What I'm going to do in this series of Permaculture blogs is write about some of these ideas, and how we are trying to implement them. The first post in this series will be on Rainwater Harvesting at the garden.

Clay Ponds and Puddling

One of the really good outcomes of the Introduction to Permaculture Design course I went to at Barrack's Lane Community Garden this summer was meeting a group of like-minded local people, who wanted to explore and use the principles of permaculture in their day-to-day lives.  Eka Morgan was on the course, and wanted to build a natural clay pond in her garden - she had the bright (and very permaculture)  idea of turning this into an opportunity for a group of people to learn about this old but largely neglected technique for creating ponds. Clive Leeke led the course. We'd Clive met on the permaculture course, he has been building clay ponds for decades, and is one of the few people who knows enough about this technique to teach it. Four of us shared the cost of his time for a day, and on Sunday we turned up at Eka's garden with spades, gloves, wellington boots, and a lot of energy. The spades, gloves, wellingtons were fine - the energy was just enough, this is tough work!

We started with Clive giving us a brief overview of the essentials - siting the pond, its aspect, depths and levels that are wildlife- and plant-friendly, and most importantly, types and sources of clay which are suitable for this technique.

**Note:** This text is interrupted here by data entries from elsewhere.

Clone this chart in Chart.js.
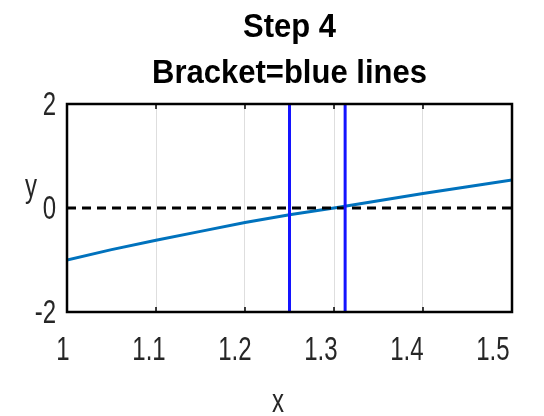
<!DOCTYPE html>
<html>
<head>
<meta charset="utf-8">
<script src="https://cdn.jsdelivr.net/npm/chart.js@4"></script>
<style>
  html, body { margin: 0; padding: 0; background: #fff; }
  #wrap { width: 544px; height: 416px; }
</style>
</head>
<body>
<div id="wrap"><canvas id="c" width="544" height="416"></canvas></div>
<script>
// Function samples on [1, 1.5]
const xValues = [1.00, 1.05, 1.10, 1.15, 1.20, 1.25, 1.30, 1.35, 1.40, 1.45, 1.50];
const yValues = [-1.00, -0.80, -0.62, -0.45, -0.28, -0.13, 0.00, 0.14, 0.28, 0.41, 0.54];

// Current bisection bracket
const bracket = [1.25, 1.3125];

// Axis ranges and tick labels
const xRange = [1, 1.5];
const yRange = [-2, 2];
const xTicks = [1, 1.1, 1.2, 1.3, 1.4, 1.5];
const xTickLabels = ['1', '1.1', '1.2', '1.3', '1.4', '1.5'];
const yTicks = [-2, 0, 2];
const yTickLabels = ['-2', '0', '2'];

const titleLines = ['Step 4', 'Bracket=blue lines'];
const xLabel = 'x';
const yLabel = 'y';

const curve = xValues.map((x, i) => ({ x, y: yValues[i] }));
const zeroLine = xRange.map(x => ({ x, y: 0 }));
const bracketSets = bracket.map(b => ({
  data: yRange.map(y => ({ x: b, y })),
  borderColor: '#1414ff',
  borderWidth: 3,
  showLine: true,
  pointRadius: 0,
  order: 0
}));

function tallText(ctx, text, x, y, font, sy, align, color) {
  ctx.save();
  ctx.translate(x, y);
  ctx.scale(1, sy);
  ctx.font = font;
  ctx.fillStyle = color;
  ctx.textAlign = align;
  ctx.textBaseline = 'middle';
  ctx.fillText(text, 0, 0);
  ctx.restore();
}

// Box, inward ticks and all text, placed through the chart scales
const frame = {
  id: 'frame',
  afterDraw(chart) {
    const ctx = chart.ctx;
    const a = chart.chartArea;
    const xs = chart.scales.x, ys = chart.scales.y;
    ctx.save();
    ctx.strokeStyle = '#000';
    ctx.lineWidth = 1.5;
    ctx.beginPath();
    xTicks.forEach(t => {
      const px = xs.getPixelForValue(t);
      ctx.moveTo(px, a.bottom); ctx.lineTo(px, a.bottom - 5);
      ctx.moveTo(px, a.top); ctx.lineTo(px, a.top + 5);
    });
    yTicks.forEach(t => {
      const py = ys.getPixelForValue(t);
      ctx.moveTo(a.left, py); ctx.lineTo(a.left + 5, py);
      ctx.moveTo(a.right, py); ctx.lineTo(a.right - 5, py);
    });
    ctx.stroke();
    ctx.lineWidth = 2.5;
    ctx.strokeRect(a.left, a.top, a.right - a.left, a.bottom - a.top);
    ctx.restore();

    const tickFont = '24px "Liberation Sans", Arial, sans-serif';
    const tickColor = '#262626';
    // labels sit slightly left of their ticks, drifting further toward the right end
    const labelX = px => a.left - 4 + (px - a.left) * 0.966;
    xTicks.forEach((t, i) => {
      tallText(ctx, xTickLabels[i], labelX(xs.getPixelForValue(t)), a.bottom + 39, tickFont, 1.35, 'center', tickColor);
    });
    yTicks.forEach((t, i) => {
      tallText(ctx, yTickLabels[i], a.left - 11, ys.getPixelForValue(t) + 2, tickFont, 1.35, 'right', tickColor);
    });
    tallText(ctx, xLabel, labelX((a.left + a.right) / 2), a.bottom + 91, tickFont, 1.35, 'center', tickColor);
    tallText(ctx, yLabel, 31, ys.getPixelForValue(0) - 20, tickFont, 1.35, 'center', tickColor);

    const titleFont = 'bold 31px "Liberation Sans", Arial, sans-serif';
    const cx = (a.left + a.right) / 2;
    tallText(ctx, titleLines[0], cx, 28, titleFont, 1.05, 'center', '#000');
    tallText(ctx, titleLines[1], cx, 74, titleFont, 1.05, 'center', '#000');
  }
};

new Chart(document.getElementById('c'), {
  type: 'scatter',
  data: {
    datasets: [
      ...bracketSets,
      {
        data: zeroLine,
        borderColor: '#000',
        borderWidth: 3,
        borderDash: [9, 6],
        showLine: true,
        pointRadius: 0,
        order: 1
      },
      {
        data: curve,
        borderColor: '#0072bd',
        borderWidth: 3,
        showLine: true,
        pointRadius: 0,
        tension: 0,
        order: 2
      }
    ]
  },
  options: {
    responsive: false,
    animation: false,
    devicePixelRatio: 1,
    layout: { padding: { left: 67, right: 32, top: 104, bottom: 104 } },
    plugins: { legend: { display: false }, tooltip: { enabled: false }, title: { display: false } },
    scales: {
      x: {
        type: 'linear',
        min: xRange[0],
        max: xRange[1],
        afterBuildTicks: s => { s.ticks = xTicks.map(v => ({ value: v })); },
        ticks: { display: false },
        grid: { color: '#dedede', lineWidth: 1, drawTicks: false },
        border: { display: false }
      },
      y: {
        type: 'linear',
        min: yRange[0],
        max: yRange[1],
        afterBuildTicks: s => { s.ticks = yTicks.map(v => ({ value: v })); },
        ticks: { display: false },
        grid: { display: false, drawTicks: false },
        border: { display: false }
      }
    }
  },
  plugins: [frame]
});
</script>
</body>
</html>
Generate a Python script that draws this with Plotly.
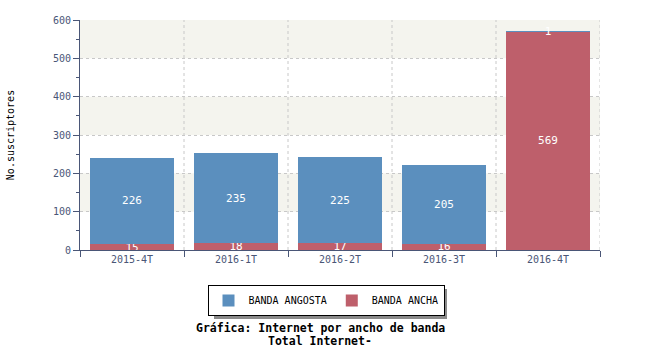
import plotly.graph_objects as go

categories = ["2015-4T", "2016-1T", "2016-2T", "2016-3T", "2016-4T"]
banda_ancha = [15, 18, 17, 16, 569]
banda_angosta = [226, 235, 225, 205, 1]

axis_col = "#4a5677"
font_fam = "DejaVu Sans Mono"

fig = go.Figure()
fig.add_trace(go.Bar(
    x=categories, y=banda_ancha, name="BANDA ANCHA",
    marker=dict(color="#be5f6b", line=dict(width=0)),
    text=[str(v) for v in banda_ancha], textposition="inside",
    insidetextanchor="middle", textangle=0, constraintext="none",
    textfont=dict(color="white", size=11, family=font_fam),
))
fig.add_trace(go.Bar(
    x=categories, y=banda_angosta, name="BANDA ANGOSTA",
    marker=dict(color="#5b8fbe", line=dict(width=0)),
    text=[str(v) for v in banda_angosta], textposition="inside",
    insidetextanchor="middle", textangle=0, constraintext="none",
    textfont=dict(color="white", size=11, family=font_fam),
))

# alternating background bands
shapes = []
for lo in [100, 300, 500]:
    shapes.append(dict(type="rect", xref="paper", yref="y", x0=0, x1=1, y0=lo, y1=lo + 100,
                       fillcolor="#f4f4ee", line=dict(width=0), layer="below"))
# vertical dashed grid at category boundaries
for i in range(1, len(categories) + 1):
    shapes.append(dict(type="line", xref="x", yref="paper", x0=i - 0.5, x1=i - 0.5, y0=0, y1=1,
                       line=dict(color="#c8c8c8", width=1, dash="dot"), layer="below"))

# legend shadow (paper coords: plot area 520 x 230 px, origin at (80, 250))
def px_x(p):
    return (p - 80) / 520.0

def px_y(p):
    return (250 - p) / 230.0

shapes.append(dict(type="rect", xref="paper", yref="paper",
                   x0=px_x(214), x1=px_x(447), y0=px_y(319), y1=px_y(289),
                   fillcolor="#8a8a8a", line=dict(width=0), layer="below"))

fig.update_layout(
    width=650, height=350,
    margin=dict(l=80, r=50, t=20, b=100, autoexpand=False),
    paper_bgcolor="white", plot_bgcolor="white",
    barmode="stack", bargap=0.19,
    font=dict(family=font_fam, size=10, color=axis_col),
    uniformtext=dict(minsize=11, mode="show"),
    showlegend=True,
    legend=dict(orientation="h", x=px_x(326), xanchor="center", y=px_y(285), yanchor="top",
                bordercolor="#000000", borderwidth=1, bgcolor="white",
                traceorder="reversed", font=dict(size=10, color="#000000", family=font_fam),
                itemwidth=30, tracegroupgap=0),
    shapes=shapes,
    xaxis=dict(showgrid=False, showline=True, linecolor=axis_col, linewidth=1,
               ticks="outside", tickcolor=axis_col, ticklen=6, tickson="boundaries",
               tickfont=dict(size=10, color=axis_col), range=[-0.5, 4.5], automargin=False),
    yaxis=dict(range=[0, 600], dtick=100, showgrid=True, gridcolor="#c8c8c8", griddash="dot",
               showline=True, linecolor=axis_col, linewidth=1, ticks="outside", tickcolor=axis_col,
               ticklen=6, zeroline=False, tickfont=dict(size=10, color=axis_col), automargin=False,
               minor=dict(dtick=50, ticks="outside", ticklen=3, tickcolor=axis_col, showgrid=False),
               title=dict(text="No.suscriptores", font=dict(size=10, color="#000000"), standoff=36)),
    annotations=[
        dict(text="<b>Gráfica: Internet por ancho de banda</b>", xref="paper", yref="paper",
             x=px_x(320), y=px_y(319), xanchor="center", yanchor="top", showarrow=False,
             font=dict(size=11.5, color="#000000", family=font_fam)),
        dict(text="<b>Total Internet-</b>", xref="paper", yref="paper",
             x=px_x(320), y=px_y(332), xanchor="center", yanchor="top", showarrow=False,
             font=dict(size=11.5, color="#000000", family=font_fam)),
    ],
)

fig.write_html("out.html")
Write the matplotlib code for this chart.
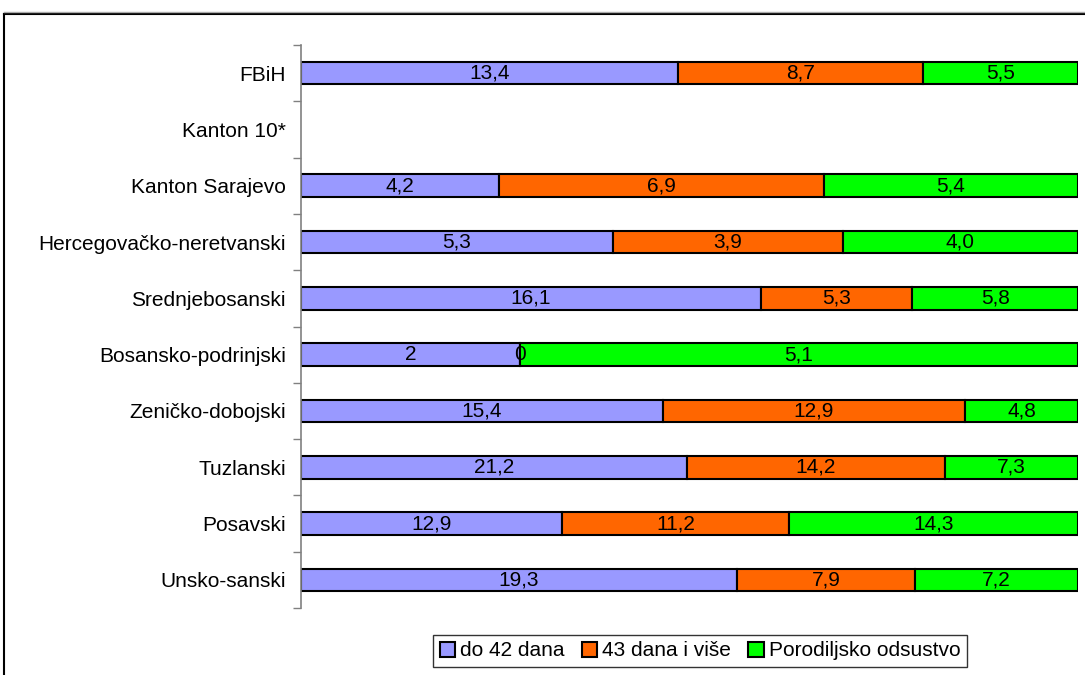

However, Clive's a man for action, so we didn't spend too much time on the preliminaries, and were soon (and literally) knee-deep in the practicalities. Eka showed us the site she'd chosen and started to excavate. It was a good choice, so two of us set about deepening and widening the excavation. The other two started digging and barrow- ing the tonne of  clay which Eka had delivered to the front of her terrace house. This is the stuff you make pots from - more or less. It's just as gloopy and hard to manipulate, but probably has more mineral impurities than the average potter would tolerate. But not easy to dig from a bulk-bag into wheel-barrow.

Then the exciting stuff began - Clive showed us how to  'puddle' 'tiles' from the sticky grey mass in front of us - break a bit off, about the size of tennis ball, or two, and tread it with boots to a irregular but roughly circular tile about 2 or 3 cm thick. As you can see from this description, this is not a precise art, but a craft - you try, see what works, judge , and adjust.

We had a couple of tile makers up top, and a couple of tilers in the excavation. The tilers were hammering (with fists and boots) the clay tiles into the bare earth of the excavation, literally plastering  the tiles  by their own stickiness to the soil. Our aim was to build a solid and impenetrable first layer of overlapping tiles over the soil of the initial excavation.

This took a long time - almost two hours later, and several wheel-barrow loads of clay later,  we were finishing the first layer. It was 1pm, how were we going get another two layers done before it got dark?

Amazingly, we'd done the tough part. The next two layers went like a dream, either we'd got more skilled, or the job got easier with extra layers. We did a quick measure with spirit levels to make sure we'd got the edges correct, and trimmed the clay precisely. By 3.30 we were ready to fill our new pond.  But how disaster can strike !

We were filling from the water butt attached to Eka's shed - and suddenly the whole lot collapsed - not quite the shed, but the plinth, the butt, and the pipes. Oh those cute foxes, what damage they can do with their underground tunnels and earths. All of a sudden our work-force of four was halved, as two people had to prop up the water butt, whilst the other two tried to empty its contents via the hose into the pond, before the butt collapsed into the (surprisingly) deep fox-created hole underneath its plinth.

We survived and so did the pond. We're  not sure what the foxes are adding yet, though we very much hope they're not eating the frogs!